Why does git pull without arguments produce different results than git pull origin <branch name&g-CodePudding

My understanding from the git pull documentation is that

$ git pull

and

$ git pull origin master

should produce the same results, assuming the current branch is master. However, in the former case I pull down one object while in the latter I pull down many more (over 100 today). Clearly these two commands are not synonymous, so which is the correct form for just making sure I have the latest copy of master before I base a new ticket branch off of it? Thanks.

CodePudding user response：

Some of this is just overall poor design in the original git pull, which now has to be preserved for backwards compatibility.

The thing to know here is that git pull means:¹

run git fetch; then
run a second Git command.

You (usually) have your choice of second Git command: rebase, or merge. You have to decide which one you'll use before you see what git fetch fetches, which I consider a fairly major flaw and a reason to avoid git pull.² You also have some choice of what arguments, if any, git pull passes to the git fetch step:

If you specify a remote (origin) and branch-name (master, in git pull origin master), git pull runs git fetch origin master.
If you don't specify both a remote and branch-name, git pull looks at branch.branch.remote and branch.branch.merge, where branch is your current branch. These must both be set (and you must be on some branch at this point as well so that branch makes sense). Git then passes the given remote name, from the first setting.

We must then go over to the git fetch documentation to see what it does with the remote and—if present—branch name or refspec arguments. The remote is straightforward: it sets where the URL comes from, for instance; if the remote is origin, your Git looks up the result of git config --get remote.origin.url to know how to contact the other Git.
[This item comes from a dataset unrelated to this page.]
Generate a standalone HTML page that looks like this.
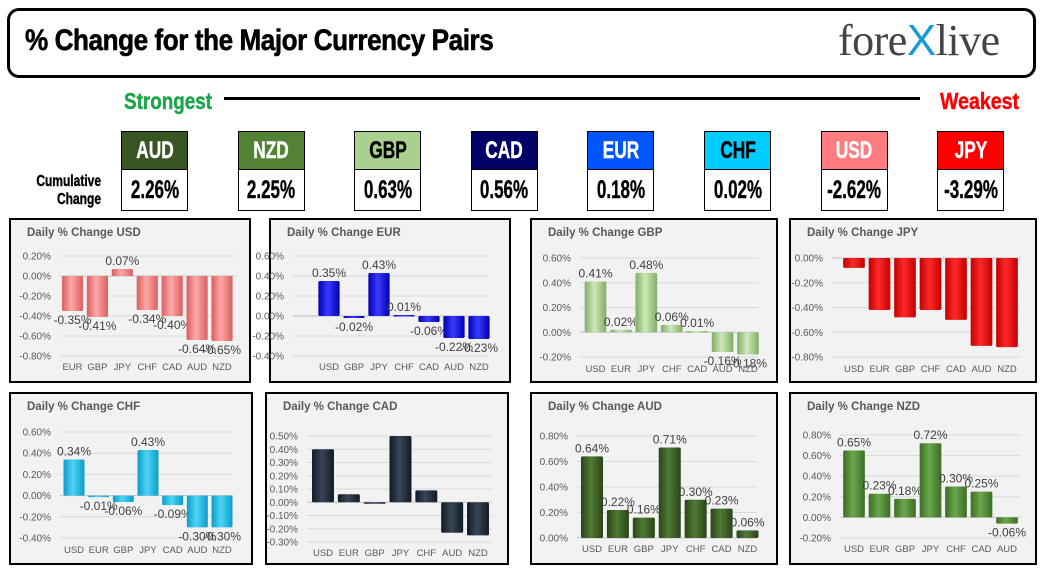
<!DOCTYPE html>
<html><head><meta charset="utf-8">
<style>
body{margin:0;width:1043px;height:578px;background:#fff;overflow:hidden;position:relative;font-family:"Liberation Sans",sans-serif}
.abs{position:absolute}
.hdr{left:7px;top:8px;width:1023px;height:64px;border:3px solid #000;border-radius:12px}
.title{left:25px;top:24px;font-size:30px;font-weight:bold;transform:scaleX(0.87);transform-origin:left top;white-space:nowrap;letter-spacing:-0.5px;-webkit-text-stroke:0.6px #000}
.logo{left:838px;top:15px;font-family:"Liberation Serif",serif;font-size:44px;color:#444;white-space:nowrap;letter-spacing:-0.5px}
.cond{font-weight:bold;transform:scaleX(0.78);transform-origin:left top;white-space:nowrap;-webkit-text-stroke:0.4px currentColor}
.cell{border:1px solid #000;box-sizing:border-box;text-align:center;overflow:visible}
.ct{position:absolute;left:50%;top:0;font-weight:bold;white-space:nowrap;-webkit-text-stroke:0.4px currentColor;transform:translateX(-50%) scaleX(0.72)}
</style></head><body>
<div class="abs hdr"></div>
<div class="abs title">% Change for the Major Currency Pairs</div>
<div class="abs logo">fore<span style="color:#1a9ad6;font-family:'Liberation Sans',sans-serif">X</span>live</div>
<div class="abs cond" style="left:124px;top:88px;font-size:23px;color:#1aa64a;transform:scaleX(0.82)">Strongest</div>
<div class="abs" style="left:224px;top:97px;width:696px;height:3px;background:#000"></div>
<div class="abs cond" style="left:940px;top:88px;font-size:23px;color:#f00;transform:scaleX(0.85)">Weakest</div>
<div class="abs cond" style="left:0px;top:173px;font-size:16px;line-height:18px;text-align:right;width:101px;transform:scaleX(0.75);transform-origin:right top">Cumulative<br>Change</div>
<div id="cells"></div>
<svg id="charts" class="abs" style="left:0;top:0" width="1043" height="578"></svg>
<script>
const cumCurr=["AUD","NZD","GBP","CAD","EUR","CHF","USD","JPY"];
const cumVals=["2.26%","2.25%","0.63%","0.56%","0.18%","0.02%","-2.62%","-3.29%"];
const cumColors=["#375623","#548235","#a9d08e","#000066","#0055ff","#00ccff","#ff7c80","#ff0000"];
const cumText=["#fff","#fff","#000","#fff","#fff","#000","#fff","#fff"];
const cc=document.getElementById('cells');
cumCurr.forEach((c,i)=>{
  const x=121+i*116.6;
  const a=document.createElement('div');a.className='abs cell';
  
  
  a.style.cssText=`left:${x}px;top:131px;width:67px;height:39px;background:${cumColors[i]};color:${cumText[i]};`;
  a.innerHTML=`<div class="ct" style="font-size:24px;line-height:37px">${c}</div>`;
  cc.appendChild(a);
  const b=document.createElement('div');b.className='abs cell';
  
  
  b.style.cssText=`left:${x}px;top:169px;width:67px;height:42px;background:#fff;`;
  b.innerHTML=`<div class="ct" style="font-size:25px;line-height:40px;transform:translateX(-50%) scaleX(0.68)">${cumVals[i]}</div>`;
  cc.appendChild(b);
});

// chart data
const usdCats=["EUR","GBP","JPY","CHF","CAD","AUD","NZD"];
const usdVals=[-0.35,-0.41,0.07,-0.34,-0.40,-0.64,-0.65];
const usdTicks=[0.2,0,-0.2,-0.4,-0.6,-0.8];
const eurCats=["USD","GBP","JPY","CHF","CAD","AUD","NZD"];
const eurVals=[0.35,-0.02,0.43,0.01,-0.06,-0.22,-0.23];
const eurTicks=[0.6,0.4,0.2,0,-0.2,-0.4];
const gbpCats=["USD","EUR","JPY","CHF","CAD","AUD","NZD"];
const gbpVals=[0.41,0.02,0.48,0.06,0.01,-0.16,-0.18];
const gbpTicks=[0.6,0.4,0.2,0,-0.2];
const jpyCats=["USD","EUR","GBP","CHF","CAD","AUD","NZD"];
const jpyVals=[-0.08,-0.42,-0.48,-0.42,-0.50,-0.71,-0.72];
const jpyTicks=[0,-0.2,-0.4,-0.6,-0.8];
const chfCats=["USD","EUR","GBP","JPY","CAD","AUD","NZD"];
const chfVals=[0.34,-0.01,-0.06,0.43,-0.09,-0.30,-0.30];
const chfTicks=[0.6,0.4,0.2,0,-0.2,-0.4];
const cadCats=["USD","EUR","GBP","JPY","CHF","AUD","NZD"];
const cadVals=[0.40,0.06,-0.005,0.50,0.09,-0.23,-0.25];
const cadTicks=[0.5,0.4,0.3,0.2,0.1,0,-0.1,-0.2,-0.3];
const audCats=["USD","EUR","GBP","JPY","CHF","CAD","NZD"];
const audVals=[0.64,0.22,0.16,0.71,0.30,0.23,0.06];
const audTicks=[0.8,0.6,0.4,0.2,0];
const nzdCats=["USD","EUR","GBP","JPY","CHF","CAD","AUD"];
const nzdVals=[0.65,0.23,0.18,0.72,0.30,0.25,-0.06];
const nzdTicks=[0.8,0.6,0.4,0.2,0,-0.2];

const charts=[
 {n:"USD",cats:usdCats,vals:usdVals,ticks:usdTicks,labels:true,panel:[9,218,242,165],gx:[60,235],ty:[256,356],bx:[72.5,222],catY:370,c1:"#d95f5f",c2:"#ffa8a8"},
 {n:"EUR",cats:eurCats,vals:eurVals,ticks:eurTicks,labels:true,panel:[269,218,242,165],gx:[293,489],ty:[256,356],bx:[329,479],catY:370,c1:"#0000b0",c2:"#3a3aff"},
 {n:"GBP",cats:gbpCats,vals:gbpVals,ticks:gbpTicks,labels:true,panel:[530,218,248,165],gx:[580,758],ty:[258,357],bx:[595.5,748],catY:372,c1:"#7fae62",c2:"#cfe8bd"},
 {n:"JPY",cats:jpyCats,vals:jpyVals,ticks:jpyTicks,labels:false,panel:[789,218,248,165],gx:[832,1020],ty:[258,357],bx:[854,1007],catY:372,c1:"#c00000",c2:"#ff2a2a"},
 {n:"CHF",cats:chfCats,vals:chfVals,ticks:chfTicks,labels:true,panel:[9,392,244,173],gx:[60,233],ty:[432,538],bx:[74,222],catY:553,c1:"#0a9cc8",c2:"#4fd4f7"},
 {n:"CAD",cats:cadCats,vals:cadVals,ticks:cadTicks,labels:false,panel:[265,392,244,173],gx:[307,492],ty:[436,542],bx:[323,478],catY:556,c1:"#111a26",c2:"#3a4656"},
 {n:"AUD",cats:audCats,vals:audVals,ticks:audTicks,labels:true,panel:[530,392,248,173],gx:[577,757],ty:[436,538],bx:[592,747.5],catY:552,c1:"#2a4519",c2:"#4f7a36"},
 {n:"NZD",cats:nzdCats,vals:nzdVals,ticks:nzdTicks,labels:true,panel:[789,392,248,173],gx:[840,1020],ty:[435,538],bx:[854,1007],catY:552,c1:"#3f6b27",c2:"#6aa84a"}
];
const NS="http://www.w3.org/2000/svg";
const svg=document.getElementById('charts');
function el(t,a,p){const e=document.createElementNS(NS,t);for(const k in a)e.setAttribute(k,a[k]);(p||svg).appendChild(e);return e;}
const defs=el('defs',{});
function fmt(v){return v.toFixed(2)+"%";}
charts.forEach((c,ci)=>{
  const g=el('g',{});
  
  
  const gr=el('linearGradient',{id:'g'+ci,x1:0,x2:1,y1:0,y2:0},defs);
  el('stop',{offset:'0',"stop-color":c.c1},gr);el('stop',{offset:'0.45',"stop-color":c.c2},gr);el('stop',{offset:'1',"stop-color":c.c1},gr);
  const [px,py,pw,ph]=c.panel;
  const bg=el('rect',{x:px+1,y:py+1,width:pw-2,height:ph-2,fill:'#f2f2f2',stroke:'#000','stroke-width':2},g);
  
  
  const t=el('text',{x:px+18,y:py+18,'font-size':11.5,'font-weight':'bold',fill:'#595959'},g);t.textContent='Daily % Change '+c.n;
  
  
  const tmax=c.ticks[0],tmin=c.ticks[c.ticks.length-1];
  const y=v=>c.ty[0]+(tmax-v)/(tmax-tmin)*(c.ty[1]-c.ty[0]);
  c.ticks.forEach(tv=>{
    el('line',{x1:c.gx[0],x2:c.gx[1],y1:y(tv),y2:y(tv),stroke:tv===0?'#bfbfbf':'#d9d9d9','stroke-width':1},g);
    const tl=el('text',{x:c.gx[0]-9,y:y(tv)+3.5,'font-size':10,fill:'#595959','text-anchor':'end'},g);tl.textContent=fmt(tv);
    
    
  });
  const step=(c.bx[1]-c.bx[0])/(c.cats.length-1);
  const bw=step*0.85;
  c.vals.forEach((v,i)=>{
    const cx=c.bx[0]+i*step;
    const y0=y(0),y1=y(v);
    let top=Math.min(y0,y1),h=Math.max(Math.abs(y1-y0),1.5);
    const r=el('rect',{x:cx-bw/2,y:top,width:bw,height:h,fill:'url(#g'+ci+')',rx:1.5},g);
    
    
    if(c.labels){
      const ly=v>=0?top-4:top+h+13;
      const l=el('text',{x:cx,y:ly,'font-size':12,fill:'#404040','text-anchor':'middle'},g);l.textContent=fmt(v);
      
      
    }
    const cl=el('text',{x:cx,y:c.catY,'font-size':9.5,fill:'#595959','text-anchor':'middle'},g);cl.textContent=c.cats[i];
    
    
  });
});
</script>
</body></html>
The refspec argument is where things get very squirrelly:

A fetch with no refspec argument uses the defaults, from remote.remote.fetch. The standard one for origin is refs/heads/*:refs/remotes/origin/*. This refspec means obtain all the commits found by all of their branches, renaming those to my remote-tracking origin/* names. You can, however, have a single-branch clone or some other highly unusual configuration, where something different happens.
A fetch with a refspec argument causes Git to look for names that match the refspec. Here, things are complicated. A refspec has a general form in which there is an optional force flag, a source part, a colon, and a destination part. The source and destination can contain * wildcards (with certain restrictions; the exact restrictions depend on your Git version). They can be fully qualified references, beginning with refs, or you can let Git do certain matching operations as described in the gitrevisions documentation.

If we avoid covering all possibilities and just concentrate on using a simple branch name as a refspec, we find that the way git fetch deals with this is:

It limits what it will fetch to any commits and other objects needed to synchronize with the commit to which the given branch name points in the other Git. That is, if their Git has name master meaning commit defb9a3..., your Git will make sure that you have this commit in your repository, plus all the parents needed and any other objects needed, by the time the git fetch finishes. But if their Git has other commits and objects that would be needed to update other remote-tracking names, your Git doesn't pick these up.
It then fetches as usual and writes the corresponding information to .git/FETCH_HEAD, where git pull can see it.
In Git version 1.8.2 and later, it opportunistically updates the remote-tracking name (origin/master in this case). It does this by reading through the remote.origin.fetch lines from the configuration. In older versions of Git, step 3 does not occur.

This is a long-winded, but reasonably precise, way to say that git fetch origin fetches all their branches by default, but git fetch origin master fetches only their master. There are numerous possible special exceptions to this short version, but they're relatively rare.

¹In the not too distant past, git pull was a shell script and you could just read it and see where it ran git fetch. This made things a lot clearer. Now it's a big hairy C program. Does it still work exactly the same? Well, we can hope that bugs get fixed, so, probably not exactly the same. But the overall behavior is supposed to remain.

²It's not that you can't recover, if git fetch fetches something you didn't want to rebase-or-merge-with. It's that it's easier to run several commands, with git log inserted in the middle whenever that seems appropriate. Then there's no need to recover from a mini-disaster.

Which one is better?

This is one of those questions that doesn't have an answer, really. It's like asking whether chocolate ice cream is a better flavor than strawberry, or whether broccoli or cauliflower is a better vegetable.³ They're different, and whether one is better for you, for one specific purpose, depends on both you and the purpose.

We can, however, note that if you let git fetch fetch everything now, a later git fetch will generally have less to fetch. If you restrict git fetch right now to just their master, and later you also need commits from their dev and have to run git fetch origin dev, you might have been better off running a single git fetch origin that got everything.

If you plan to make use of n remote-tracking names, where n > 1, a simple git fetch that just gets everything is convenient.

³It is, however, clear that of all cruciferous vegetables, Brussels sprouts are the worst.